Work instructions - Repeat exactly the lines running from the first line of the data to the line containing "const labelData = categories.map((name, i)", both ends included, and nothing else; drop the pictures.
+++
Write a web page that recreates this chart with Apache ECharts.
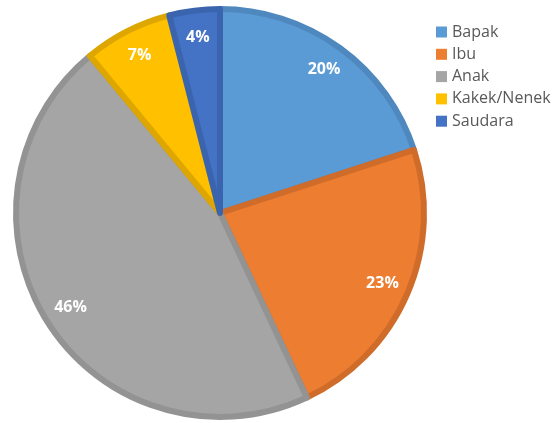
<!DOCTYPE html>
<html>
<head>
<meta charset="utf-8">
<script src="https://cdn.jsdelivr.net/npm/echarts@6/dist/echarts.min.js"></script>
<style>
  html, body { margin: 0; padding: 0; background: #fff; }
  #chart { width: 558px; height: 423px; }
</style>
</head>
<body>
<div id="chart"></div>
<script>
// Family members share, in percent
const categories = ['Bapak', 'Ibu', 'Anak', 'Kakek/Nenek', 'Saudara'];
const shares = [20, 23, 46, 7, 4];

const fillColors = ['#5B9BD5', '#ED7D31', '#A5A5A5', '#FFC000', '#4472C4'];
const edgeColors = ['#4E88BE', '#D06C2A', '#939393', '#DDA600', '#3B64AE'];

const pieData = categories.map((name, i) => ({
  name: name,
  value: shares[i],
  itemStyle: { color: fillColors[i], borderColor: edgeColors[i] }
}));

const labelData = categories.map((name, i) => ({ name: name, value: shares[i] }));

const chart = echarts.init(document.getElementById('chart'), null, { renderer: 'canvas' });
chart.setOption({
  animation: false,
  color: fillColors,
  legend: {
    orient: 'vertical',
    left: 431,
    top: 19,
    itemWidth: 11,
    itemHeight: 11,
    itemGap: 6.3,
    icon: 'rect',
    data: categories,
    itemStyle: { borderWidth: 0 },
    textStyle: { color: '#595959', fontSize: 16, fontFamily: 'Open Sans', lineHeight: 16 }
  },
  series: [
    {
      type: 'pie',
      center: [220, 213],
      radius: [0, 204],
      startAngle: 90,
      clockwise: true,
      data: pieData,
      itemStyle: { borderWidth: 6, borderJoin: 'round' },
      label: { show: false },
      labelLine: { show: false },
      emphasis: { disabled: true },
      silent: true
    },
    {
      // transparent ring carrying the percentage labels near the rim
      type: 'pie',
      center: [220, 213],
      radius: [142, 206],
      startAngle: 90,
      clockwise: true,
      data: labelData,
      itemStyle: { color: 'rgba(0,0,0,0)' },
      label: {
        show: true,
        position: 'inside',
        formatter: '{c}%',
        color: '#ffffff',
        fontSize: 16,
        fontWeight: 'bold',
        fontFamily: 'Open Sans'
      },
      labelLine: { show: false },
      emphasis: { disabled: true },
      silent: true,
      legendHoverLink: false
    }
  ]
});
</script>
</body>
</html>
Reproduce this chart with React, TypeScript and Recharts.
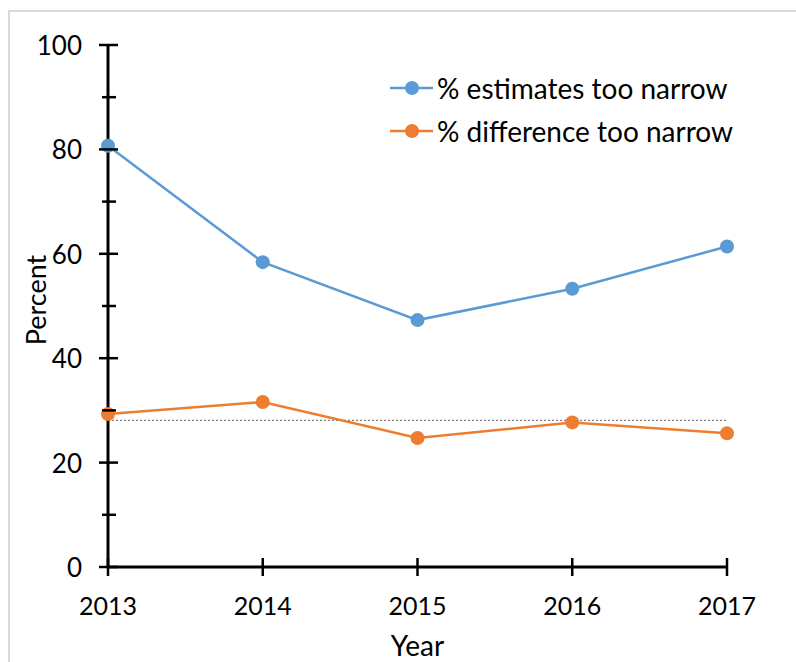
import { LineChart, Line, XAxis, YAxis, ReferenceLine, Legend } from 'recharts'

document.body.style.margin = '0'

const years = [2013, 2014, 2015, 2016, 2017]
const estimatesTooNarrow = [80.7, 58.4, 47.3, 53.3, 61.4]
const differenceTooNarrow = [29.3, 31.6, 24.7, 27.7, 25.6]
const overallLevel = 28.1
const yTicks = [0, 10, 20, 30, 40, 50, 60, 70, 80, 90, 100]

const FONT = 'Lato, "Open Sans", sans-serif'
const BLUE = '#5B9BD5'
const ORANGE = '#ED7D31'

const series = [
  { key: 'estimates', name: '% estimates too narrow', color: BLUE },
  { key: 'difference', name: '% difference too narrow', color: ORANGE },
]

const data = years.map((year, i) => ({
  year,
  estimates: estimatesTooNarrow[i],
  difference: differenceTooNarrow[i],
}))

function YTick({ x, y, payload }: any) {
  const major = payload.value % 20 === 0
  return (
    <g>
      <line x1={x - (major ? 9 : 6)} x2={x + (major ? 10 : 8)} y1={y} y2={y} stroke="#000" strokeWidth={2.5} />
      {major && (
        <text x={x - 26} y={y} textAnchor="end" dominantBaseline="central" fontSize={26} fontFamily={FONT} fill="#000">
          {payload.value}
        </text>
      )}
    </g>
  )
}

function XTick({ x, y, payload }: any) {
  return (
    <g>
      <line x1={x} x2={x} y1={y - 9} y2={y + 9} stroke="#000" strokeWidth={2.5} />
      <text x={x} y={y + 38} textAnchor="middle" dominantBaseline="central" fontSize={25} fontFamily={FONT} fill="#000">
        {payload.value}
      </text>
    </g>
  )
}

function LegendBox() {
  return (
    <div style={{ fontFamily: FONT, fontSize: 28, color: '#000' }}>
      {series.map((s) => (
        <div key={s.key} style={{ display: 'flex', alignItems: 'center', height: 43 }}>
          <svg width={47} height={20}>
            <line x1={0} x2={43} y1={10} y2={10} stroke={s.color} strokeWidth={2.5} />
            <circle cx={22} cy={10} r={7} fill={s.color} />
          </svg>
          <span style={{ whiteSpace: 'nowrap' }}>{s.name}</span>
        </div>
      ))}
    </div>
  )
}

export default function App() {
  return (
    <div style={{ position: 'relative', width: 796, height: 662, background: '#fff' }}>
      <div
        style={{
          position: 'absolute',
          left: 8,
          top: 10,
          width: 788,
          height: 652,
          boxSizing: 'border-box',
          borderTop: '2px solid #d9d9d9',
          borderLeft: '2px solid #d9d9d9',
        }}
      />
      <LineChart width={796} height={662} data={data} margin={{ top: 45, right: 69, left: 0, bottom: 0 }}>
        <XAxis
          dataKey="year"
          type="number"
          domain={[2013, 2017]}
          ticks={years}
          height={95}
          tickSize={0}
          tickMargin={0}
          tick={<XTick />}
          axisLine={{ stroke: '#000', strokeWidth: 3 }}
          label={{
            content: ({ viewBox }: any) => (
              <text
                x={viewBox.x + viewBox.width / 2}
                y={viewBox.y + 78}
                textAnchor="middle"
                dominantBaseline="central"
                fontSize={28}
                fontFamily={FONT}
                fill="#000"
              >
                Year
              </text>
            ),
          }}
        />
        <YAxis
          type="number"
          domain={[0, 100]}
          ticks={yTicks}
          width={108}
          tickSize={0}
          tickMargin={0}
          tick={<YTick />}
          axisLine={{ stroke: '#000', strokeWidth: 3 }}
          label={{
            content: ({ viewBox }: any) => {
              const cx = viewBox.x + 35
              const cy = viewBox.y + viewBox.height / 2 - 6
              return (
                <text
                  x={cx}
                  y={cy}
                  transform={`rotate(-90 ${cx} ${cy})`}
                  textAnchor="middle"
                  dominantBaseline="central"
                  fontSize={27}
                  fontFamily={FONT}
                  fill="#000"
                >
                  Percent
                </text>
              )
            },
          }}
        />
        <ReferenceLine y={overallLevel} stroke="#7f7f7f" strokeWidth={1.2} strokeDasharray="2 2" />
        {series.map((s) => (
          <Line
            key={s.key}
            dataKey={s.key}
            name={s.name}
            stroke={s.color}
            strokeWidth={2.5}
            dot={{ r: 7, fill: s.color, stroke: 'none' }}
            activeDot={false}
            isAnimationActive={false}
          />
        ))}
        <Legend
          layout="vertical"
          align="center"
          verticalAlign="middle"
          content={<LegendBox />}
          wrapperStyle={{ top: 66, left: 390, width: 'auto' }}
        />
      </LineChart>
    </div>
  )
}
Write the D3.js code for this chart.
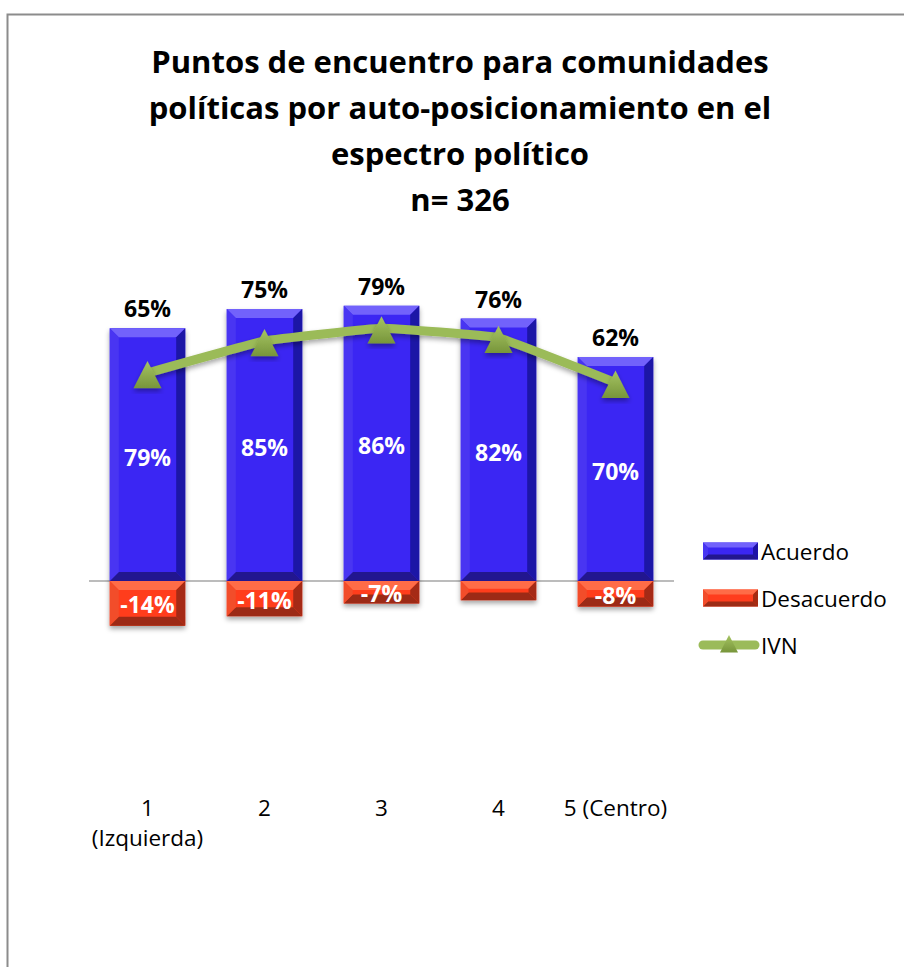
+++
Output of the exercise -
Write a web page that recreates this chart with Apache ECharts.
<!DOCTYPE html>
<html>
<head>
<meta charset="utf-8">
<script src="https://cdn.jsdelivr.net/npm/echarts@6/dist/echarts.min.js"></script>
<style>
  html, body { margin: 0; padding: 0; background: #fff; }
  #chart { width: 558px; height: 423px; }
</style>
</head>
<body>
<div id="chart"></div>
<script>
// Family members share, in percent
const categories = ['Bapak', 'Ibu', 'Anak', 'Kakek/Nenek', 'Saudara'];
const shares = [20, 23, 46, 7, 4];

const fillColors = ['#5B9BD5', '#ED7D31', '#A5A5A5', '#FFC000', '#4472C4'];
const edgeColors = ['#4E88BE', '#D06C2A', '#939393', '#DDA600', '#3B64AE'];

const pieData = categories.map((name, i) => ({
  name: name,
  value: shares[i],
  itemStyle: { color: fillColors[i], borderColor: edgeColors[i] }
}));

const labelData = categories.map((name, i) => ({ name: name, value: shares[i] }));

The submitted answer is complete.